_Problem to work on_
Leave out the pictures, and return only the lines running from the one that contains "Give me the TikZ source for this diagram." to the one that contains "(0,0) rectangle (795,740);", both included, exactly as they appear.
>> Begin Data entries
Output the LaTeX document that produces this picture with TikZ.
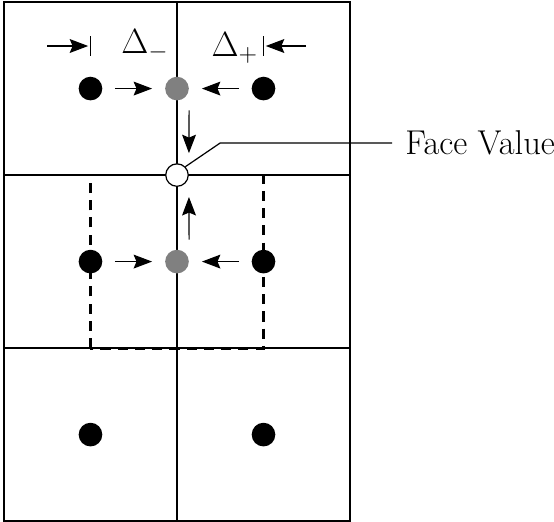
\documentclass[tikz,border=0pt]{standalone}
\usepackage{tikz}
\usetikzlibrary{arrows.meta,positioning,calc}
\definecolor{ink}{HTML}{000000}
\definecolor{midgray}{HTML}{808080}
\tikzset{
  >={Stealth[length=3.2mm,width=2.4mm,inset=0.5mm]},
  every node/.style={font=\fontsize{17}{20}\selectfont,text=ink},
  gridline/.style={draw=ink,line width=0.8pt},
  cellval/.style={circle,fill=ink,minimum size=4.1mm,inner sep=0pt},
  interp/.style={cellval,fill=midgray},
  facept/.style={circle,draw=ink,fill=white,line width=0.6pt,minimum size=3.9mm,inner sep=0pt},
  stencil/.style={draw=ink,line width=1.4pt,dash pattern=on 5pt off 3.5pt},
  flow/.style={->,line width=0.6pt,draw=ink,shorten <=2.1mm,shorten >=2.2mm},
  upflow/.style={->,line width=0.6pt,draw=ink,shorten <=3.8mm,shorten >=3.8mm},
  leader/.style={line width=0.6pt,draw=ink},
}

\begin{document}
\begin{tikzpicture}[x=3cm,y=3cm]
\useasboundingbox (-0.023,-0.005) rectangle (3.179,3.012);

% grid of cells
\draw[gridline] (0,0) rectangle (2,3);
\draw[gridline] (1,0) -- (1,3);
\draw[gridline] (0,1) -- (2,1);
\draw[gridline] (0,2) -- (2,2);

% dashed stencil
\draw[stencil] (0.5,1) rectangle (1.5,2);

% cell values
\node[cellval] (tl) at (0.5,2.5) {};
\node[cellval] (tr) at (1.5,2.5) {};
\node[interp]  (tg) at (1,2.5) {};
\node[cellval] (ml) at (0.5,1.5) {};
\node[cellval] (mr) at (1.5,1.5) {};
\node[interp]  (mg) at (1,1.5) {};
\node[cellval] (bl) at (0.5,0.5) {};
\node[cellval] (br) at (1.5,0.5) {};
\node[facept]  (fv) at (1,2) {};

% interpolation arrows
\draw[flow] (tl) -- (tg);
\draw[flow] (tr) -- (tg);
\draw[flow] (ml) -- (mg);
\draw[flow] (mr) -- (mg);
\draw[upflow] (tg.east) -- (fv.east);
\draw[upflow] (mg.east) -- (fv.east);

% spacing markers
\coordinate (dmbar) at (0.5,2.746);
\coordinate (dpbar) at (1.5,2.746);
\draw[leader] ($(dmbar)+(0,0.057)$) -- ($(dmbar)+(0,-0.058)$);
\draw[leader] ($(dpbar)+(0,0.057)$) -- ($(dpbar)+(0,-0.058)$);
\coordinate (dmtail) at (0.249,2.746);
\coordinate (dptail) at (1.746,2.746);
\draw[->,line width=0.6pt,shorten >=0.4mm] (dmtail) -- (dmbar);
\draw[->,line width=0.6pt,shorten >=0.4mm] (dptail) -- (dpbar);
\node (dminus) at (0.815,2.75) {$\Delta_-$};
\node (dplus) at (1.335,2.735) {$\Delta_+$};

% face value label
\node[anchor=west,inner sep=0pt] (fvlabel) at (2.318,2.185) {Face Value};
\coordinate (bend) at (1.249,2.185);
\draw[leader] (fv.45) -- (bend) -- ($(fvlabel.west)+(-0.075,0)$);

\end{tikzpicture}
\end{document}
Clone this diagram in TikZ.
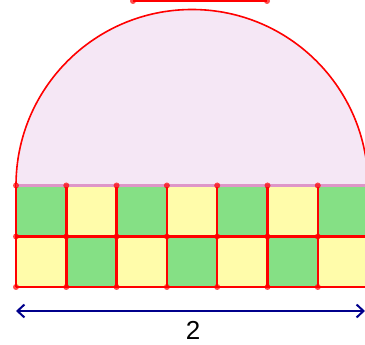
\documentclass[tikz,border=0pt]{standalone}
\usepackage{fontspec}
\setmainfont{Liberation Sans}
\usetikzlibrary{arrows.meta}
\definecolor{cgreen}{RGB}{133,224,133}
\definecolor{cyellow}{RGB}{255,252,170}
\definecolor{cpink}{RGB}{245,231,245}
\definecolor{cdiam}{RGB}{222,150,200}
\definecolor{cred}{RGB}{255,0,0}
\definecolor{cnavy}{RGB}{0,0,140}
\tikzset{
  gridline/.style={draw=cred, line width=2.4pt},
  vdot/.style={fill=cred, opacity=0.7},
}
\begin{document}
\begin{tikzpicture}[x=1pt,y=-1pt]
\useasboundingbox (0,0) rectangle (365,345);
\begin{scope}
\clip (0,0) rectangle (365,345);
% semicircle
\fill[cpink] (16,185.5) arc[start angle=180, end angle=360, radius=176] -- cycle;
% cells
\foreach \i in {0,...,6}{
  \pgfmathsetmacro{\xa}{16+50.3*\i}
  \pgfmathsetmacro{\xb}{16+50.3*(\i+1)}
  \pgfmathtruncatemacro{\cpar}{mod(\i,2)}
  \ifnum\cpar=0
    \fill[cgreen] (\xa,185.5) rectangle (\xb,236.5);
    \fill[cyellow] (\xa,236.5) rectangle (\xb,287);
  \else
    \fill[cyellow] (\xa,185.5) rectangle (\xb,236.5);
    \fill[cgreen] (\xa,236.5) rectangle (\xb,287);
  \fi
}
% grid lines
\foreach \i in {0,...,7}{
  \pgfmathsetmacro{\xa}{16+50.3*\i}
  \draw[gridline] (\xa,185.5) -- (\xa,287);
}
\draw[gridline] (16,236.5) -- (370,236.5);
\draw[gridline] (16,287) -- (370,287);
% arc and diameter
\draw[cred, line width=1.6pt] (16,185.5) arc[start angle=180, end angle=360, radius=176];
\draw[cdiam, line width=2.2pt] (16,185.5) -- (370,185.5);
% vertex dots
\foreach \i in {0,...,6}{
  \pgfmathsetmacro{\xa}{16+50.3*\i}
  \foreach \yy in {185.5,236.5,287}{
    \fill[vdot] (\xa,\yy) circle (3);
  }
}
% top segment
\coordinate (sa) at (133,1);
\coordinate (sb) at (267,1);
\draw[cred, line width=2.6pt] (sa) -- (sb);
\fill[vdot] (sa) circle (3);
\fill[vdot] (sb) circle (3);
% dimension arrow
\coordinate (al) at (16,311);
\coordinate (ar) at (365,311);
\draw[cnavy, line width=2pt, {Straight Barb[length=7pt,width=13pt]}-{Straight Barb[length=7pt,width=13pt]}] (al) -- (ar);
\end{scope}
\node[font=\fontsize{26}{28}\selectfont, inner sep=0pt, anchor=base] (lab) at (193,340) {2};
\end{tikzpicture}
\end{document}
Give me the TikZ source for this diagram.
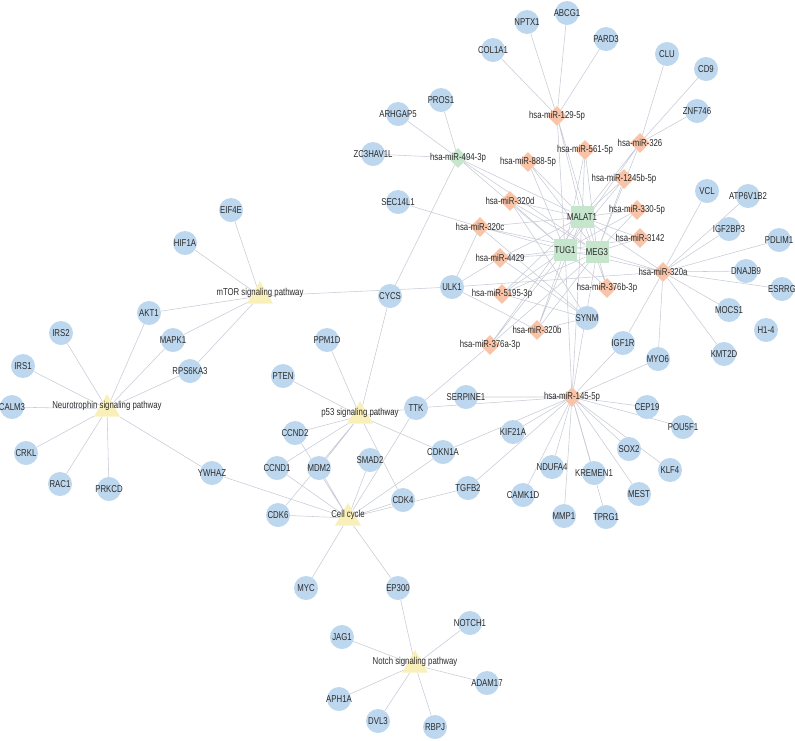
\documentclass[tikz,border=0pt]{standalone}
\usepackage{fontspec}
\usepackage{tikz}
\usetikzlibrary{shapes.geometric,backgrounds}
\newfontfamily\lblfont{Liberation Sans}[FakeStretch=0.78]
\newcommand{\nodefont}{\lblfont\fontsize{10}{11}\selectfont}
\definecolor{genefill}{HTML}{BDD7EE}
\definecolor{mirfill}{HTML}{F8C3A6}
\definecolor{lncfill}{HTML}{C6E5CD}
\definecolor{pwayfill}{HTML}{F9EFB9}
\definecolor{edgecol}{HTML}{C8CBD6}
\definecolor{txtcol}{HTML}{2B2B2B}

\begin{document}
\begin{tikzpicture}[x=1pt, y=-1pt,
    gene/.style={circle, fill=genefill, minimum size=24pt, inner sep=0pt},
    mirna/.style={diamond, fill=mirfill, minimum size=20pt, inner sep=0pt},
    lnc/.style={rectangle, fill=lncfill, minimum width=23pt, minimum height=22pt, inner sep=0pt},
    pway/.style={regular polygon, regular polygon sides=3, fill=pwayfill, minimum size=30pt, inner sep=0pt},
    every label/.style={font=\nodefont, text=txtcol, inner sep=0pt},
    link/.style={draw=edgecol, line width=0.55pt}]
    \useasboundingbox (0,0) rectangle (795,740);

    % pathways
    \node[pway, label={[yshift=3pt]center:mTOR signaling pathway}] (mtor) at (260,296) {};
    \node[pway, label={[yshift=3pt]center:p53 signaling pathway}] (p53) at (360,416) {};
    \node[pway, label={[yshift=3pt]center:Neurotrophin signaling pathway}] (neuro) at (107,409) {};
    \node[pway, label={[yshift=3pt]center:Cell cycle}] (cellcycle) at (348,518) {};
    \node[pway, label={[yshift=3pt]center:Notch signaling pathway}] (notch) at (415,665) {};

    % lncRNAs
    \node[lnc, label=center:MALAT1] (malat1) at (582,217) {};
    \node[lnc, label=center:TUG1] (tug1) at (565,250) {};
    \node[lnc, label=center:MEG3] (meg3) at (597,252) {};

    % miRNAs
    \node[mirna, label=center:hsa-miR-129-5p] (m129) at (557,116) {};
    \node[mirna, label=center:hsa-miR-561-5p] (m561) at (585,150) {};
    \node[mirna, label=center:hsa-miR-326] (m326) at (640,143) {};
    \node[mirna, label=center:hsa-miR-888-5p] (m888) at (528,162) {};
    \node[mirna, fill=lncfill, label=center:hsa-miR-494-3p] (m494) at (458,158) {};
    \node[mirna, label=center:hsa-miR-1245b-5p] (m1245) at (624,179) {};
    \node[mirna, label=center:hsa-miR-320d] (m320d) at (510,201) {};
    \node[mirna, label=center:hsa-miR-330-5p] (m330) at (637,210) {};
    \node[mirna, label=center:hsa-miR-320c] (m320c) at (480,227) {};
    \node[mirna, label=center:hsa-miR-3142] (m3142) at (640,238) {};
    \node[mirna, label=center:hsa-miR-4429] (m4429) at (500,258) {};
    \node[mirna, label=center:hsa-miR-320a] (m320a) at (663,272) {};
    \node[mirna, label=center:hsa-miR-5195-3p] (m5195) at (502,294) {};
    \node[mirna, label=center:hsa-miR-376b-3p] (m376b) at (607,288) {};
    \node[mirna, label=center:hsa-miR-320b] (m320b) at (537,330) {};
    \node[mirna, label=center:hsa-miR-376a-3p] (m376a) at (490,345) {};
    \node[mirna, label=center:hsa-miR-145-5p] (m145) at (572,397) {};

    % genes
    \node[gene, label=center:ABCG1] (abcg1) at (567,13) {};
    \node[gene, label=center:NPTX1] (nptx1) at (527,22) {};
    \node[gene, label=center:PARD3] (pard3) at (606,39) {};
    \node[gene, label=center:COL1A1] (col1a1) at (493,50) {};
    \node[gene, label=center:CLU] (clu) at (667,54) {};
    \node[gene, label=center:CD9] (cd9) at (706,69) {};
    \node[gene, label=center:ZNF746] (znf746) at (697,111) {};
    \node[gene, label=center:PROS1] (pros1) at (441,100) {};
    \node[gene, label=center:ARHGAP5] (arhgap5) at (398,114) {};
    \node[gene, label=center:ZC3HAV1L] (zc3hav1l) at (373,154) {};
    \node[gene, label=center:SEC14L1] (sec14l1) at (398,202) {};
    \node[gene, label=center:EIF4E] (eif4e) at (231,210) {};
    \node[gene, label=center:HIF1A] (hif1a) at (185,243) {};
    \node[gene, label=center:CYCS] (cycs) at (390,296) {};
    \node[gene, label=center:ULK1] (ulk1) at (452,287) {};
    \node[gene, label=center:SYNM] (synm) at (587,318) {};
    \node[gene, label=center:IGF1R] (igf1r) at (623,343) {};
    \node[gene, label=center:VCL] (vcl) at (707,191) {};
    \node[gene, label=center:ATP6V1B2] (atp6v1b2) at (748,196) {};
    \node[gene, label=center:IGF2BP3] (igf2bp3) at (729,229) {};
    \node[gene, label=center:PDLIM1] (pdlim1) at (779,240) {};
    \node[gene, label=center:DNAJB9] (dnajb9) at (746,271) {};
    \node[gene, label=center:ESRRG] (esrrg) at (782,289) {};
    \node[gene, label=center:MOCS1] (mocs1) at (729,310) {};
    \node[gene, label=center:H1-4] (h14) at (766,330) {};
    \node[gene, label=center:KMT2D] (kmt2d) at (724,354) {};
    \node[gene, label=center:MYO6] (myo6) at (658,359) {};
    \node[gene, label=center:SERPINE1] (serpine1) at (466,397) {};
    \node[gene, label=center:TTK] (ttk) at (416,408) {};
    \node[gene, label=center:CEP19] (cep19) at (647,407) {};
    \node[gene, label=center:POU5F1] (pou5f1) at (683,427) {};
    \node[gene, label=center:KIF21A] (kif21a) at (513,432) {};
    \node[gene, label=center:CDKN1A] (cdkn1a) at (443,452) {};
    \node[gene, label=center:SOX2] (sox2) at (629,449) {};
    \node[gene, label=center:KLF4] (klf4) at (670,470) {};
    \node[gene, label=center:NDUFA4] (ndufa4) at (552,467) {};
    \node[gene, label=center:KREMEN1] (kremen1) at (594,473) {};
    \node[gene, label=center:MEST] (mest) at (639,494) {};
    \node[gene, label=center:CAMK1D] (camk1d) at (523,495) {};
    \node[gene, label=center:MMP1] (mmp1) at (564,516) {};
    \node[gene, label=center:TPRG1] (tprg1) at (606,517) {};
    \node[gene, label=center:TGFB2] (tgfb2) at (468,488) {};
    \node[gene, label=center:CDK4] (cdk4) at (403,500) {};
    \node[gene, label=center:SMAD2] (smad2) at (370,460) {};
    \node[gene, label=center:MDM2] (mdm2) at (319,468) {};
    \node[gene, label=center:CCND1] (ccnd1) at (277,468) {};
    \node[gene, label=center:CCND2] (ccnd2) at (295,433) {};
    \node[gene, label=center:CDK6] (cdk6) at (278,515) {};
    \node[gene, label=center:PTEN] (pten) at (283,376) {};
    \node[gene, label=center:PPM1D] (ppm1d) at (327,340) {};
    \node[gene, label=center:YWHAZ] (ywhaz) at (212,473) {};
    \node[gene, label=center:MYC] (myc) at (306,588) {};
    \node[gene, label=center:EP300] (ep300) at (398,588) {};
    \node[gene, label=center:NOTCH1] (notch1) at (470,623) {};
    \node[gene, label=center:JAG1] (jag1) at (342,637) {};
    \node[gene, label=center:ADAM17] (adam17) at (487,683) {};
    \node[gene, label=center:APH1A] (aph1a) at (339,699) {};
    \node[gene, label=center:DVL3] (dvl3) at (378,721) {};
    \node[gene, label=center:RBPJ] (rbpj) at (435,727) {};
    \node[gene, label=center:AKT1] (akt1) at (149,313) {};
    \node[gene, label=center:IRS2] (irs2) at (61,333) {};
    \node[gene, label=center:MAPK1] (mapk1) at (173,340) {};
    \node[gene, label=center:IRS1] (irs1) at (23,366) {};
    \node[gene, label=center:RPS6KA3] (rps6ka3) at (190,371) {};
    \node[gene, label=center:CALM3] (calm3) at (12,407) {};
    \node[gene, label=center:CRKL] (crkl) at (26,453) {};
    \node[gene, label=center:RAC1] (rac1) at (60,484) {};
    \node[gene, label=center:PRKCD] (prkcd) at (109,489) {};

    \begin{scope}[on background layer]
        % lncRNA - miRNA
        \draw[link] (m129) -- (malat1) (m129) -- (tug1) (m129) -- (meg3);
        \draw[link] (m561) -- (malat1) (m561) -- (tug1) (m561) -- (meg3);
        \draw[link] (m326) -- (malat1) (m326) -- (tug1) (m326) -- (meg3);
        \draw[link] (m888) -- (malat1) (m888) -- (tug1) (m888) -- (meg3);
        \draw[link] (m494) -- (malat1) (m494) -- (tug1) (m494) -- (meg3);
        \draw[link] (m1245) -- (malat1) (m1245) -- (tug1) (m1245) -- (meg3);
        \draw[link] (m320d) -- (malat1) (m320d) -- (tug1) (m320d) -- (meg3);
        \draw[link] (m330) -- (malat1) (m330) -- (tug1) (m330) -- (meg3);
        \draw[link] (m320c) -- (malat1) (m320c) -- (tug1) (m320c) -- (meg3);
        \draw[link] (m3142) -- (malat1) (m3142) -- (tug1) (m3142) -- (meg3);
        \draw[link] (m4429) -- (malat1) (m4429) -- (tug1) (m4429) -- (meg3);
        \draw[link] (m320a) -- (malat1) (m320a) -- (tug1) (m320a) -- (meg3);
        \draw[link] (m5195) -- (malat1) (m5195) -- (tug1) (m5195) -- (meg3);
        \draw[link] (m376b) -- (malat1) (m376b) -- (tug1) (m376b) -- (meg3);
        \draw[link] (m320b) -- (malat1) (m320b) -- (tug1) (m320b) -- (meg3);
        \draw[link] (m376a) -- (malat1) (m376a) -- (tug1) (m376a) -- (meg3);
        \draw[link] (m145) -- (malat1) (m145) -- (tug1) (m145) -- (meg3);

        % miRNA - gene
        \draw[link] (m129) -- (col1a1) (m129) -- (nptx1) (m129) -- (abcg1) (m129) -- (pard3);
        \draw[link] (m326) -- (clu) (m326) -- (cd9) (m326) -- (znf746);
        \draw[link] (m494) -- (pros1) (m494) -- (arhgap5) (m494) -- (zc3hav1l) (m494) -- (cycs);
        \draw[link] (m320c) -- (sec14l1) (m320c) -- (ulk1) (m4429) -- (ulk1) (m320b) -- (ulk1);
        \draw[link] (synm) -- (m320d) (synm) -- (m320c) (synm) -- (m4429) (synm) -- (m5195) (synm) -- (m320b);
        \draw[link] (m320a) -- (ulk1) (m320a) -- (vcl) (m320a) -- (atp6v1b2) (m320a) -- (igf2bp3);
        \draw[link] (m320a) -- (pdlim1) (m320a) -- (dnajb9) (m320a) -- (esrrg) (m320a) -- (mocs1);
        \draw[link] (m320a) -- (kmt2d) (m320a) -- (myo6) (m320a) -- (igf1r);
        \draw[link] (m145) -- (igf1r) (m145) -- (myo6) (m145) -- (serpine1) (m145) -- (ttk);
        \draw[link] (m145) -- (cep19) (m145) -- (pou5f1) (m145) -- (kif21a) (m145) -- (cdkn1a);
        \draw[link] (m145) -- (sox2) (m145) -- (klf4) (m145) -- (ndufa4) (m145) -- (kremen1);
        \draw[link] (m145) -- (mest) (m145) -- (camk1d) (m145) -- (mmp1) (m145) -- (tprg1) (m145) -- (tgfb2);
        \draw[link] (m376a) -- (ttk);

        % pathway - gene
        \draw[link] (neuro) -- (akt1) (neuro) -- (irs2) (neuro) -- (mapk1) (neuro) -- (irs1) (neuro) -- (rps6ka3);
        \draw[link] (neuro) -- (calm3) (neuro) -- (crkl) (neuro) -- (rac1) (neuro) -- (prkcd) (neuro) -- (ywhaz);
        \draw[link] (mtor) -- (eif4e) (mtor) -- (hif1a) (mtor) -- (akt1) (mtor) -- (mapk1) (mtor) -- (rps6ka3) (mtor) -- (ulk1);
        \draw[link] (p53) -- (ppm1d) (p53) -- (pten) (p53) -- (cycs) (p53) -- (ttk) (p53) -- (ccnd2);
        \draw[link] (p53) -- (ccnd1) (p53) -- (mdm2) (p53) -- (cdkn1a) (p53) -- (cdk4) (p53) -- (cdk6);
        \draw[link] (cellcycle) -- (ccnd2) (cellcycle) -- (ccnd1) (cellcycle) -- (mdm2) (cellcycle) -- (smad2);
        \draw[link] (cellcycle) -- (cdk4) (cellcycle) -- (tgfb2) (cellcycle) -- (cdk6) (cellcycle) -- (cdkn1a);
        \draw[link] (cellcycle) -- (ttk) (cellcycle) -- (ywhaz) (cellcycle) -- (myc) (cellcycle) -- (ep300);
        \draw[link] (notch) -- (ep300) (notch) -- (notch1) (notch) -- (jag1) (notch) -- (adam17);
        \draw[link] (notch) -- (aph1a) (notch) -- (dvl3) (notch) -- (rbpj);
    \end{scope}
\end{tikzpicture}
\end{document}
>> End Data entries
_Answer below_
Give me the TikZ source for this diagram.
\documentclass[tikz,border=0pt]{standalone}
\usepackage{fontspec}
\usepackage{tikz}
\usetikzlibrary{shapes.geometric,backgrounds}
\newfontfamily\lblfont{Liberation Sans}[FakeStretch=0.78]
\newcommand{\nodefont}{\lblfont\fontsize{10}{11}\selectfont}
\definecolor{genefill}{HTML}{BDD7EE}
\definecolor{mirfill}{HTML}{F8C3A6}
\definecolor{lncfill}{HTML}{C6E5CD}
\definecolor{pwayfill}{HTML}{F9EFB9}
\definecolor{edgecol}{HTML}{C8CBD6}
\definecolor{txtcol}{HTML}{2B2B2B}

\begin{document}
\begin{tikzpicture}[x=1pt, y=-1pt,
    gene/.style={circle, fill=genefill, minimum size=24pt, inner sep=0pt},
    mirna/.style={diamond, fill=mirfill, minimum size=20pt, inner sep=0pt},
    lnc/.style={rectangle, fill=lncfill, minimum width=23pt, minimum height=22pt, inner sep=0pt},
    pway/.style={regular polygon, regular polygon sides=3, fill=pwayfill, minimum size=30pt, inner sep=0pt},
    every label/.style={font=\nodefont, text=txtcol, inner sep=0pt},
    link/.style={draw=edgecol, line width=0.55pt}]
    \useasboundingbox (0,0) rectangle (795,740);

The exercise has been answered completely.